STATED TASK =
Pick out all lines of the entries that include the word "this" and copy them.

PROVIDED DATA =
____________

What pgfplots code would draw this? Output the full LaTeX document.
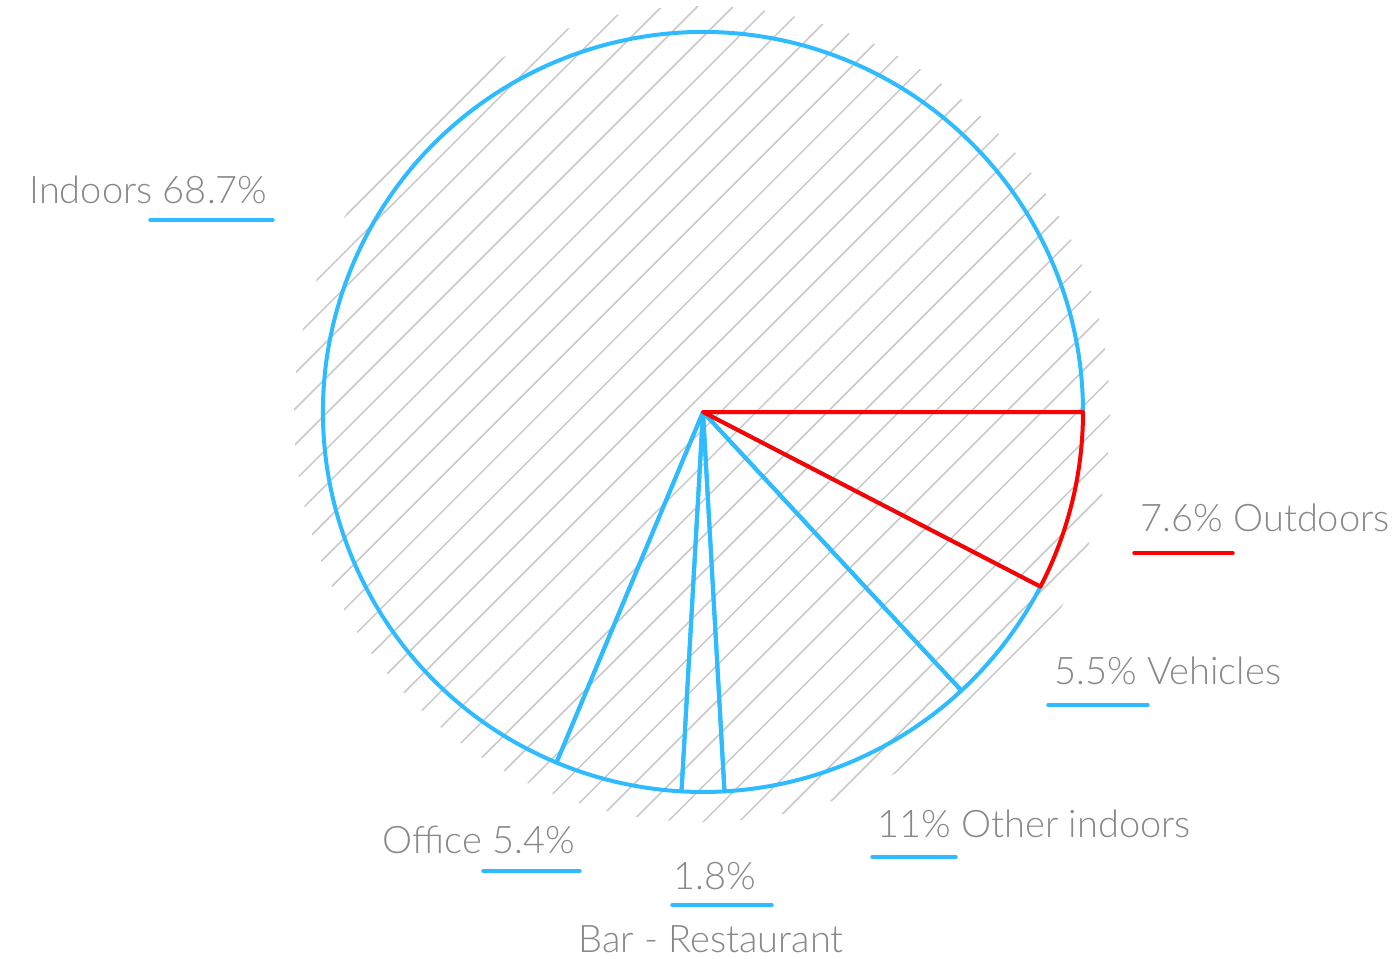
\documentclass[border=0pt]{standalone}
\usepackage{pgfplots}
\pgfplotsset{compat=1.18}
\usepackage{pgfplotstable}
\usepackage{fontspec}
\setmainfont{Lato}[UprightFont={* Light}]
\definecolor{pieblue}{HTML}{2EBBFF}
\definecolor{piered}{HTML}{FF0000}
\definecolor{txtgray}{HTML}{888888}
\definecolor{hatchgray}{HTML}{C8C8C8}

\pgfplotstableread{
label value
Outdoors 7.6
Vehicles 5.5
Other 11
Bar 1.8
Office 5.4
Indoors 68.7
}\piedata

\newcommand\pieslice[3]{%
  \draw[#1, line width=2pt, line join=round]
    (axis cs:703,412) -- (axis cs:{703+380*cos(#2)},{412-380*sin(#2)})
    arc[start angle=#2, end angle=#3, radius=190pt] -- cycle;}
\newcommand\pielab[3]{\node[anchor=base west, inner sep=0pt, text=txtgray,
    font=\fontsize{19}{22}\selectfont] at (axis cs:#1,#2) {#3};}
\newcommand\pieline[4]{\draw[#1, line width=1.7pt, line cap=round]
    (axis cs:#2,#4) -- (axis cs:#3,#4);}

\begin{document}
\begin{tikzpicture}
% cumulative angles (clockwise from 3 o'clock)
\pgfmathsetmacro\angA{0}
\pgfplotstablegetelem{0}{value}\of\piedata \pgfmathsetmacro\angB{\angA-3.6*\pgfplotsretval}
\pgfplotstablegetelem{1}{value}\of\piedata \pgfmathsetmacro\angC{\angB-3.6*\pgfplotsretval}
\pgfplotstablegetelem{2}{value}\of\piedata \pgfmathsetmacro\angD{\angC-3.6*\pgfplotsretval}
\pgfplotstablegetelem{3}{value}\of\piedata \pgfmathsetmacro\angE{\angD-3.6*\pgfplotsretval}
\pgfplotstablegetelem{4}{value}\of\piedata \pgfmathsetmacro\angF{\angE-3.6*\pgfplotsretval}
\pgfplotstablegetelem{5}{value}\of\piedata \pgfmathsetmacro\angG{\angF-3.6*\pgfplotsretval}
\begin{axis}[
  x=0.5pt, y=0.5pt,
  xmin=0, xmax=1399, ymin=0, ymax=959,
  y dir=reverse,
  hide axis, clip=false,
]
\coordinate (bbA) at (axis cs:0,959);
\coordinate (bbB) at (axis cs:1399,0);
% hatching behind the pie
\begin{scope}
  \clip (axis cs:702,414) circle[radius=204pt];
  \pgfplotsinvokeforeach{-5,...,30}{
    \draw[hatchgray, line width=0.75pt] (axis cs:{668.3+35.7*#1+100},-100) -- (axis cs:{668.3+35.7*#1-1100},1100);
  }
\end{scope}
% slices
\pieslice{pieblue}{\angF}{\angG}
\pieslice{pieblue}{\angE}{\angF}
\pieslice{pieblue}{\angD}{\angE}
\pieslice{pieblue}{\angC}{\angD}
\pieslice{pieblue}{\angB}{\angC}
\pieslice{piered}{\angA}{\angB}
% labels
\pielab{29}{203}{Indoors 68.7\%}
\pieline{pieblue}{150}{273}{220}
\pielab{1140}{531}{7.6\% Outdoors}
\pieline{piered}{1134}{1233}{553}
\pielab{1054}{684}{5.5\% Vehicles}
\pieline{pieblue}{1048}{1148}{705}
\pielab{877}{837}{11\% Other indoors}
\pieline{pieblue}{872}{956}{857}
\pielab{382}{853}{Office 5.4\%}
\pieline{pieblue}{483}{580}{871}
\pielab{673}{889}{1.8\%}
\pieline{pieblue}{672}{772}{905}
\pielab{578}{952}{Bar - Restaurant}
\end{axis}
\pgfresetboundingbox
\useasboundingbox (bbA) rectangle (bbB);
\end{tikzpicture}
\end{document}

____________

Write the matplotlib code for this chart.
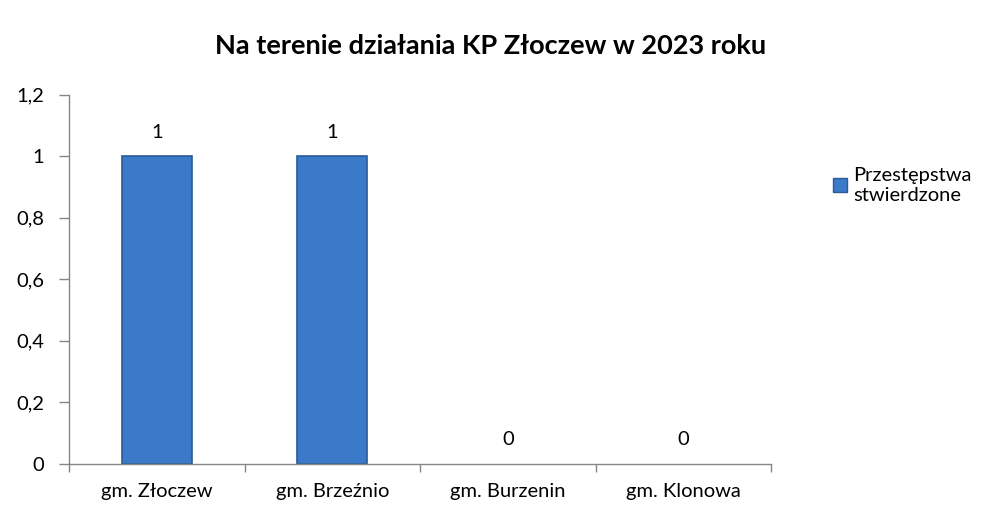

____________

RESULT OF THE TASK =
What pgfplots code would draw this? Output the full LaTeX document.
Write the matplotlib code for this chart.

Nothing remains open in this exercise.